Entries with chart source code
** begin **

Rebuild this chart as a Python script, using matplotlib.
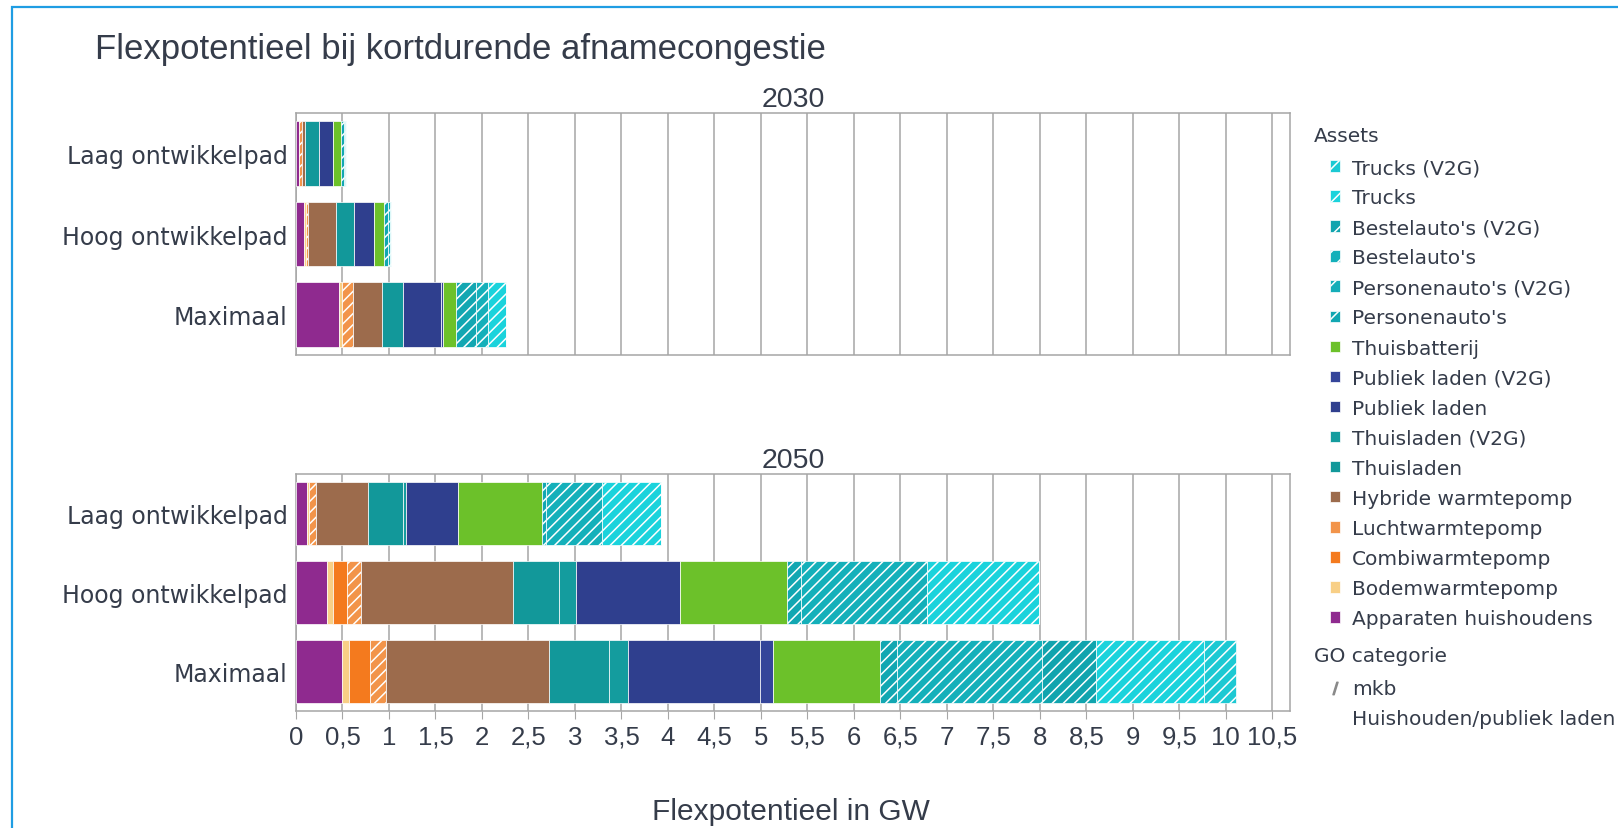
import matplotlib
matplotlib.use("Agg")
import matplotlib.pyplot as plt
from matplotlib.patches import Patch, Rectangle
from matplotlib.lines import Line2D
import numpy as np

# scenario rows (top to bottom)
scenarios = ["Laag ontwikkelpad", "Hoog ontwikkelpad", "Maximaal"]
years = ["2030", "2050"]

# stack order, left to right
assets = ["Apparaten huishoudens", "Bodemwarmtepomp", "Combiwarmtepomp",
          "Luchtwarmtepomp", "Hybride warmtepomp", "Thuisladen",
          "Thuisladen (V2G)", "Publiek laden", "Publiek laden (V2G)",
          "Thuisbatterij", "Personenauto's", "Personenauto's (V2G)",
          "Bestelauto's", "Bestelauto's (V2G)", "Trucks", "Trucks (V2G)"]
asset_colors = ["#8f2a8f", "#f8cf86", "#f47a1e", "#f2944a", "#9c6b4c",
                "#12989a", "#149c9e", "#2f3f8e", "#34459a", "#6cc12a",
                "#12a7b2", "#15adb8", "#14b0ba", "#10a4ae", "#1ad3dc",
                "#1cc9d3"]
# GO categorie: True = mkb (hatched), False = huishouden/publiek laden
asset_mkb = [False, False, False, True, False, False, False, False, False,
             False, True, True, True, True, True, True]

# GW per asset, columns = Laag, Hoog, Maximaal
gw_2030 = [
    [0.03, 0.086, 0.46],
    [0.00, 0.02, 0.04],
    [0.00, 0.00, 0.00],
    [0.03, 0.025, 0.115],
    [0.035, 0.30, 0.31],
    [0.15, 0.19, 0.225],
    [0.00, 0.00, 0.00],
    [0.15, 0.22, 0.405],
    [0.00, 0.00, 0.03],
    [0.09, 0.11, 0.135],
    [0.03, 0.04, 0.22],
    [0.00, 0.00, 0.00],
    [0.01, 0.02, 0.12],
    [0.00, 0.00, 0.00],
    [0.01, 0.015, 0.20],
    [0.00, 0.00, 0.00],
]
gw_2050 = [
    [0.115, 0.33, 0.50],
    [0.03, 0.065, 0.07],
    [0.00, 0.15, 0.23],
    [0.07, 0.155, 0.17],
    [0.56, 1.63, 1.75],
    [0.38, 0.50, 0.65],
    [0.03, 0.18, 0.20],
    [0.555, 1.12, 1.415],
    [0.00, 0.00, 0.15],
    [0.91, 1.15, 1.15],
    [0.035, 0.15, 0.18],
    [0.00, 0.00, 0.00],
    [0.61, 1.36, 1.56],
    [0.00, 0.00, 0.58],
    [0.63, 1.20, 1.16],
    [0.00, 0.00, 0.34],
]

xticks = np.arange(0, 11, 0.5)
xticklabels = [("%g" % t).replace(".", ",") for t in xticks]

TXT = "#353c4a"
GRID = "#a6a6a6"
NARROW = ["Liberation Sans", "DejaVu Sans"]
WIDE = ["DejaVu Sans"]

plt.rcParams["hatch.linewidth"] = 1.1

fig = plt.figure(figsize=(16.18, 8.29), dpi=100)
W, H = 1618.0, 829.0
ax_top = fig.add_axes([296 / W, 1 - 356 / H, 994 / W, 242 / H])
ax_bot = fig.add_axes([296 / W, 1 - 712 / H, 994 / W, 237 / H])

y = np.arange(len(scenarios))
for ax, data, year in [(ax_top, gw_2030, "2030"), (ax_bot, gw_2050, "2050")]:
    left = np.zeros(len(scenarios))
    for i, name in enumerate(assets):
        vals = np.array(data[i])
        ax.barh(y, vals, left=left, height=0.8, color=asset_colors[i],
                edgecolor="white", linewidth=0.5,
                hatch="///" if asset_mkb[i] else None, zorder=3)
        left += vals
    ax.set_ylim(2.5, -0.5)
    ax.set_xlim(0, 10.69)
    ax.set_xticks(xticks)
    ax.grid(axis="x", color=GRID, linewidth=1.1, zorder=0)
    ax.set_yticks(y)
    ax.set_yticklabels(scenarios, fontsize=17, color=TXT, family=WIDE)
    ax.tick_params(axis="y", length=0, pad=6)
    for s in ax.spines.values():
        s.set_color(GRID)
        s.set_linewidth(1.1)
    ax.set_title(year, fontsize=20.5, color=TXT, family=NARROW, pad=5)

ax_top.tick_params(axis="x", length=0, labelbottom=False)
ax_bot.set_xticklabels(xticklabels, fontsize=18.5, color=TXT, family=NARROW)
ax_bot.tick_params(axis="x", length=6, color=GRID, pad=4)

fig.text(791 / W, 1 - 812 / H, "Flexpotentieel in GW", ha="center",
         va="center", fontsize=21.5, color=TXT, family=NARROW)
fig.text(95 / W, 1 - 50 / H, "Flexpotentieel bij kortdurende afnamecongestie",
         ha="left", va="center", fontsize=25, color=TXT, family=NARROW)

# legend: Assets (reverse stack order), then GO categorie
fig.text(1314 / W, 1 - 137 / H, "Assets", ha="left", va="center",
         fontsize=14.5, color=TXT, family=WIDE)
handles = [Patch(facecolor=asset_colors[i], edgecolor="white", linewidth=0.5,
                 hatch="//" if asset_mkb[i] and i >= 10 else None)
           for i in range(len(assets))][::-1]
leg1 = fig.legend(handles, assets[::-1], loc="upper left",
                  bbox_to_anchor=(1322 / W, 1 - 151 / H), frameon=False,
                  handlelength=0.5, handleheight=0.5,
                  handletextpad=0.6, labelspacing=0.55, borderaxespad=0,
                  prop={"family": WIDE, "size": 14.5})
for t in leg1.get_texts():
    t.set_color(TXT)

fig.text(1314 / W, 1 - 657 / H, "GO categorie", ha="left", va="center",
         fontsize=14.5, color=TXT, family=WIDE)
go_handles = [Line2D([], [], linestyle="None", marker=r"$/$", markersize=9,
                     color="#8a8a8a"),
              Patch(facecolor="white", edgecolor="white", linewidth=0)]
leg2 = fig.legend(go_handles, ["mkb", "Huishouden/publiek laden"], loc="upper left",
                  bbox_to_anchor=(1322 / W, 1 - 672 / H), frameon=False,
                  handlelength=0.5, handleheight=0.5, handletextpad=0.6,
                  labelspacing=0.55, borderaxespad=0,
                  prop={"family": WIDE, "size": 14.5})
for t in leg2.get_texts():
    t.set_color(TXT)

# light blue frame of the original screenshot
fig.patches.append(Rectangle((12 / W, -0.1), 1.2, 1.1 - 8 / H,
                             transform=fig.transFigure, fill=False,
                             edgecolor="#1f9de3", linewidth=1.6))

fig.savefig("out.png", dpi=100)
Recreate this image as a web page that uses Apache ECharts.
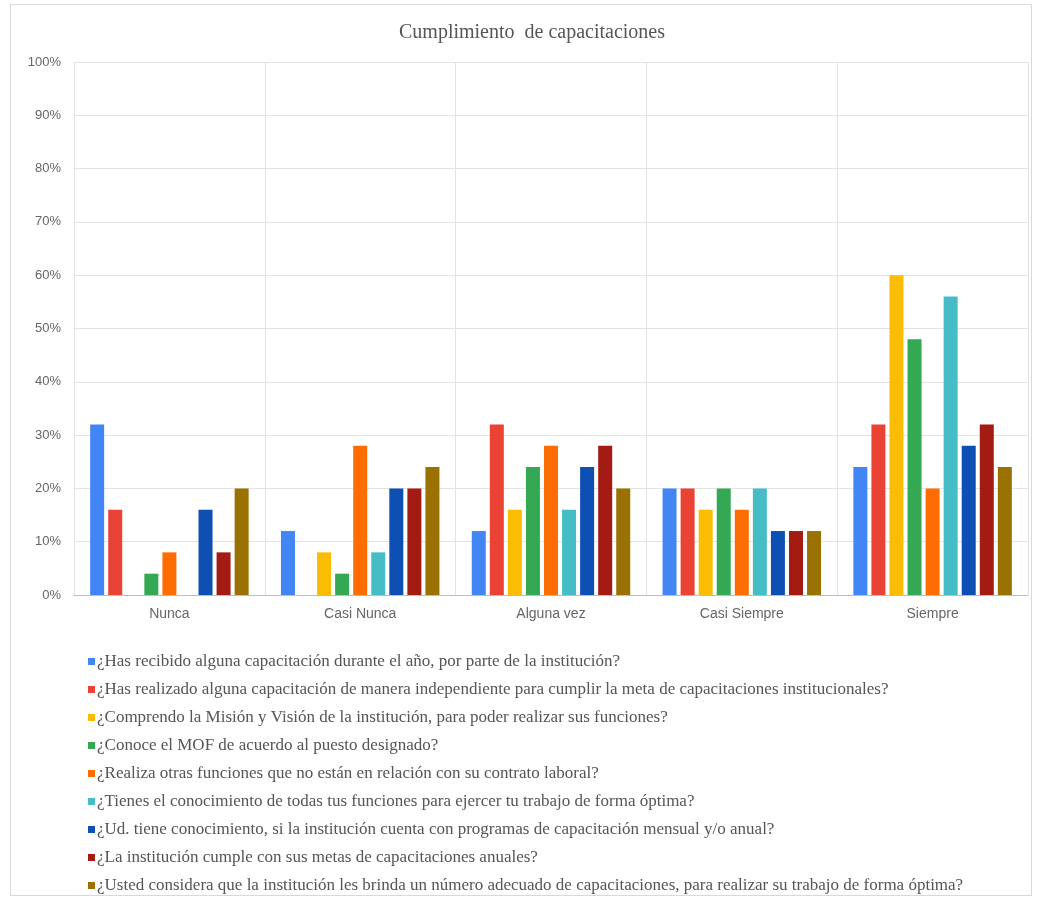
<!DOCTYPE html>
<html>
<head>
<meta charset="utf-8">
<script src="https://cdn.jsdelivr.net/npm/echarts@6/dist/echarts.min.js"></script>
<style>
    html, body { margin: 0; padding: 0; background: #fff; }
    #frame { position: absolute; left: 10px; top: 4px; width: 1022px; height: 892px; border: 1px solid #d9d9d9; box-sizing: border-box; }
    #chart { position: absolute; left: 0; top: 0; width: 1038px; height: 899px; }
</style>
</head>
<body>
<div id="frame"></div>
<div id="chart"></div>
<script>
// categorías del eje X
var categories = ['Nunca', 'Casi Nunca', 'Alguna vez', 'Casi Siempre', 'Siempre'];
// preguntas (leyenda)
var questions = [
    '¿Has recibido alguna capacitación durante el año, por parte de la institución?',
    '¿Has realizado alguna capacitación de manera independiente para cumplir la meta de capacitaciones institucionales?',
    '¿Comprendo la Misión y Visión de la institución, para poder realizar sus funciones?',
    '¿Conoce el MOF de acuerdo al puesto designado?',
    '¿Realiza otras funciones que no están en relación con su contrato laboral?',
    '¿Tienes el conocimiento de todas tus funciones para ejercer tu trabajo de forma óptima?',
    '¿Ud. tiene conocimiento, si la institución cuenta con programas de capacitación mensual y/o anual?',
    '¿La institución cumple con sus metas de capacitaciones anuales?',
    '¿Usted considera que la institución les brinda un número adecuado de capacitaciones, para realizar su trabajo de forma óptima?'
];
// porcentajes por pregunta (Nunca, Casi Nunca, Alguna vez, Casi Siempre, Siempre)
var q1 = [32, 12, 12, 20, 24];
var q2 = [16, 0, 32, 20, 32];
var q3 = [0, 8, 16, 16, 60];
var q4 = [4, 4, 24, 20, 48];
var q5 = [8, 28, 28, 16, 20];
var q6 = [0, 8, 16, 20, 56];
var q7 = [16, 20, 24, 12, 28];
var q8 = [8, 20, 28, 12, 32];
var q9 = [20, 24, 20, 12, 24];
var values = [q1, q2, q3, q4, q5, q6, q7, q8, q9];

var colors = ['#4285f4', '#ea4335', '#fbbc04', '#34a853', '#ff6d01', '#46bdc6', '#0d4fb3', '#a31b12', '#9a7204'];

var myChart = echarts.init(document.getElementById('chart'));

var series = questions.map(function (q, i) {
    return {
        name: q,
        type: 'bar',
        barWidth: 14,
        barGap: '29%',
        data: values[i]
    };
});

var option = {
    color: colors,
    animation: false,
    title: {
        text: 'Cumplimiento  de capacitaciones',
        left: 527,
        textAlign: 'center',
        top: 18,
        textStyle: {
            fontFamily: 'Liberation Serif',
            fontWeight: 'normal',
            fontSize: 20,
            color: '#555'
        }
    },
    legend: {
        orient: 'vertical',
        left: 83,
        top: 648,
        itemWidth: 7,
        itemHeight: 7,
        itemGap: 11,
        icon: 'rect',
        data: questions,
        textStyle: {
            fontFamily: 'Liberation Serif',
            fontSize: 17,
            color: '#555',
            padding: [0, 0, 0, -3]
        }
    },
    grid: {
        left: 74,
        right: 10,
        top: 62,
        bottom: 304,
        containLabel: false
    },
    xAxis: {
        type: 'category',
        data: categories,
        axisLine: { lineStyle: { color: '#bdbdbd' } },
        axisTick: { show: false },
        splitLine: { show: true, lineStyle: { color: '#e3e3e3' } },
        axisLabel: {
            color: '#666',
            fontFamily: 'Liberation Sans',
            fontSize: 14,
            margin: 12
        }
    },
    yAxis: {
        type: 'value',
        min: 0,
        max: 100,
        interval: 10,
        axisLine: { show: false },
        axisTick: { show: false },
        splitLine: { lineStyle: { color: '#e3e3e3' } },
        axisLabel: {
            color: '#666',
            fontFamily: 'Liberation Sans',
            fontSize: 13,
            margin: 13,
            formatter: '{value}%'
        }
    },
    series: series
};

myChart.setOption(option);
</script>
</body>
</html>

** end **

Task details ::
Print exactly the first line of the entries and every line after it through the one that contains "import numpy as np", leaving the pictures out.

Finished answer ::
Rebuild this chart as a Python script, using matplotlib.
import matplotlib
matplotlib.use("Agg")
import matplotlib.pyplot as plt
from matplotlib.patches import Patch, Rectangle
from matplotlib.lines import Line2D
import numpy as np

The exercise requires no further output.